News of the raid had solved the mystery of why scaffolding and sheets have surrounded the building for months. "They were obviously building their helicopter pad on the roof," said Tren Gove, proprietor of the Tropicana Restaurant on the seafront.

What excitement the police operation may have generated in the town was not reflected in trade. The rain was keeping visitors away. "I'm going to close if things don't pick up," said Mr Gove. "The thing I don't understand is why nobody twigged something was wrong with a bunch of Germans running a bank in Torquay."
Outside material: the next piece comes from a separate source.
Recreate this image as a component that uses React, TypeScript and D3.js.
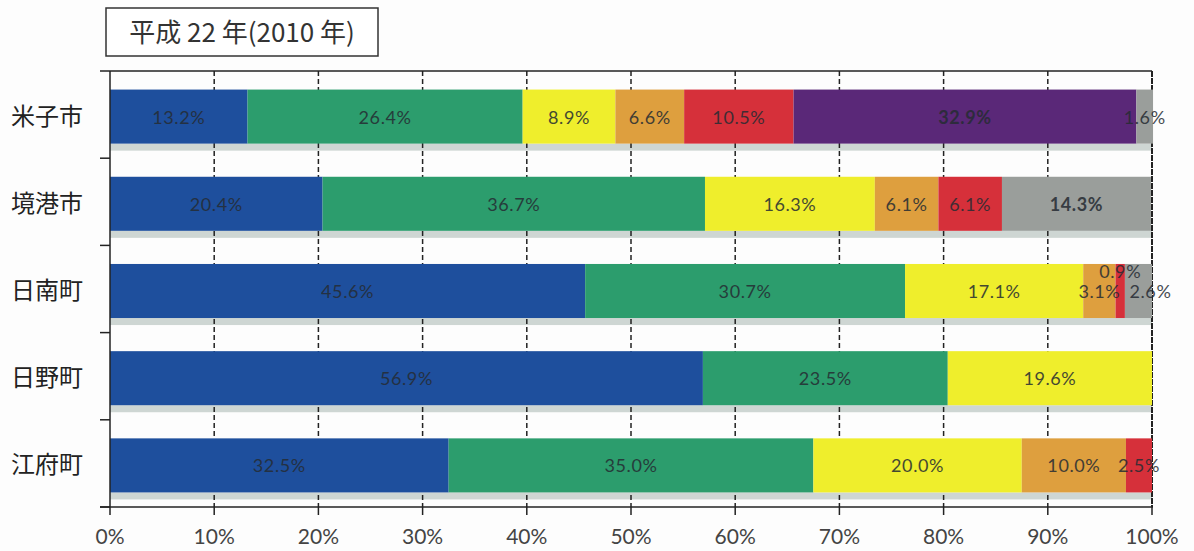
import React from "react";
import * as d3 from "d3";

const title = "平成 22 年(2010 年)";
const categories = ["米子市", "境港市", "日南町", "日野町", "江府町"];
const seriesNames = ["区分1", "区分2", "区分3", "区分4", "区分5", "区分6", "区分7"];
const seriesColors = ["#1e4f9d", "#2c9d6d", "#efee2c", "#de9f3e", "#d6303a", "#5a2878", "#9a9e9b"];
const s1 = [13.2, 20.4, 45.6, 56.9, 32.5];
const s2 = [26.4, 36.7, 30.7, 23.5, 35.0];
const s3 = [8.9, 16.3, 17.1, 19.6, 20.0];
const s4 = [6.6, 6.1, 3.1, 0, 10.0];
const s5 = [10.5, 6.1, 0.9, 0, 2.5];
const s6 = [32.9, 0, 0, 0, 0];
const s7 = [1.6, 14.3, 2.6, 0, 0];
const seriesValues = [s1, s2, s3, s4, s5, s6, s7];
const boldLabels = [["米子市", 5], ["境港市", 6]];
const xTicks = [0, 10, 20, 30, 40, 50, 60, 70, 80, 90, 100];

export default function App() {
  const W = 1194, H = 551;
  const left = 110, right = 1152, top = 71, bottom = 507;
  const x = d3.scaleLinear().domain([0, 100]).range([left, right]);
  const y = d3.scaleBand<string>().domain(categories).range([top + 2, bottom + 2]).paddingInner(0.38).paddingOuter(0.19);
  const rows = categories.map((c, i) => {
    const obj: any = { cat: c };
    seriesNames.forEach((s, j) => (obj[s] = seriesValues[j][i]));
    return obj;
  });
  const stacked = d3.stack().keys(seriesNames)(rows);
  const bw = y.bandwidth();
  const step = (bottom - top) / categories.length;
  const numFont = "Lato, 'Open Sans', sans-serif";
  const jpFont = "'Noto Sans CJK JP', sans-serif";

  const labelOffset = (cat: string, j: number) => {
    if (cat === "日南町" && j === 4) return { dx: 0, dy: -20 };
    if (cat === "日南町" && j === 6) return { dx: 12, dy: 0 };
    return { dx: 0, dy: 0 };
  };

  return (
    <svg width={W} height={H} style={{ position: "absolute", left: 0, top: 0, background: "#fdfdfd" }}>
      {/* title box */}
      <rect x={106} y={8} width={272} height={48} fill="#fff" stroke="#333" strokeWidth={1.5} />
      <text x={242} y={42} textAnchor="middle" fontFamily={jpFont} fontSize={26} fill="#333">{title}</text>

      {/* shadows under bars */}
      {categories.map((c) => (
        <rect key={"sh" + c} x={left} y={(y(c) as number) + bw} width={right - left} height={7} fill="#c2ccc8" opacity={0.8} />
      ))}

      {/* gridlines */}
      {xTicks.slice(1).map((t) => (
        <line key={"g" + t} x1={x(t)} x2={x(t)} y1={top} y2={bottom} stroke="#222" strokeWidth={t === 100 ? 2 : 1.5}
          strokeDasharray={t === 100 ? "6,1" : "5,3"} />
      ))}

      {/* bars */}
      {stacked.map((layer, j) =>
        layer.map((d, i) => {
          const w = x(d[1]) - x(d[0]);
          if (w <= 0) return null;
          return (
            <rect key={j + "-" + i} x={x(d[0])} y={y(categories[i])} width={w} height={bw} fill={seriesColors[j]} />
          );
        })
      )}

      {/* labels */}
      {stacked.map((layer, j) =>
        layer.map((d, i) => {
          const v = seriesValues[j][i];
          if (!v) return null;
          const cat = categories[i];
          const off = labelOffset(cat, j);
          const bold = boldLabels.some(([c, k]) => c === cat && k === j);
          return (
            <text key={"l" + j + "-" + i} x={(x(d[0]) + x(d[1])) / 2 + off.dx} y={(y(cat) as number) + bw / 2 + 7 + off.dy}
              textAnchor="middle" fontFamily={numFont} fontSize={18} fontWeight={bold ? 700 : 400}
              fill="#262c33" opacity={0.85} letterSpacing={0.6}>
              {v.toFixed(1) + "%"}
            </text>
          );
        })
      )}

      {/* axes */}
      <line x1={100} x2={right} y1={top} y2={top} stroke="#222" strokeWidth={1.5} />
      <line x1={100} x2={right + 1} y1={bottom} y2={bottom} stroke="#222" strokeWidth={1.5} />
      <line x1={left} x2={left} y1={top} y2={bottom} stroke="#222" strokeWidth={1.5} />
      {categories.map((c, i) => (
        <line key={"ct" + c} x1={100} x2={left} y1={top + step * (i + 1)} y2={top + step * (i + 1)} stroke="#222" strokeWidth={1.5} />
      ))}
      {xTicks.map((t) => (
        <line key={"xt" + t} x1={x(t)} x2={x(t)} y1={bottom} y2={bottom + 8} stroke="#222" strokeWidth={1.5} />
      ))}
      {xTicks.map((t) => (
        <text key={"xl" + t} x={x(t)} y={544} textAnchor="middle" fontFamily={numFont} fontSize={21} fill="#444">{t + "%"}</text>
      ))}
      {categories.map((c) => (
        <text key={"cl" + c} x={83} y={(y(c) as number) + bw / 2 + 8} textAnchor="end" fontFamily={jpFont} fontSize={24} fill="#222">{c}</text>
      ))}
    </svg>
  );
}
Ernest Freed, a businessman and chairman of the South Devon Chamber of Trade, said yesterday: "I went into their building earlier this week because I'm going on holiday and they were advertising attractive exchange rates on foreign currency. I'm only glad I didn't order any."

None of the names he had heard mentioned were members of the chamber. "I had no inkling anything was going on until I heard about it on TV. Perhaps because Torquay seems such an unlikely destination is why they chose it."

However, a local statistic may give a clue. There is double the national average of self-employed people in the area. People flock here to open hotels, bed and breakfasts, restaurants and now, it seems, banks.

A town called Torquay

Three things you didn't know. . .

Agatha Christie was born here.

With 1.45 million visitors in 1994, it is Britain's most popular long- stay holiday resort.

Isambard Kingdom Brunel rerouted the London to Paignton railway line away from Torquay so it wouldn't block the view from his planned retirement home.

. . . and one you did

A local hotel was the inspiration for Fawlty Towers.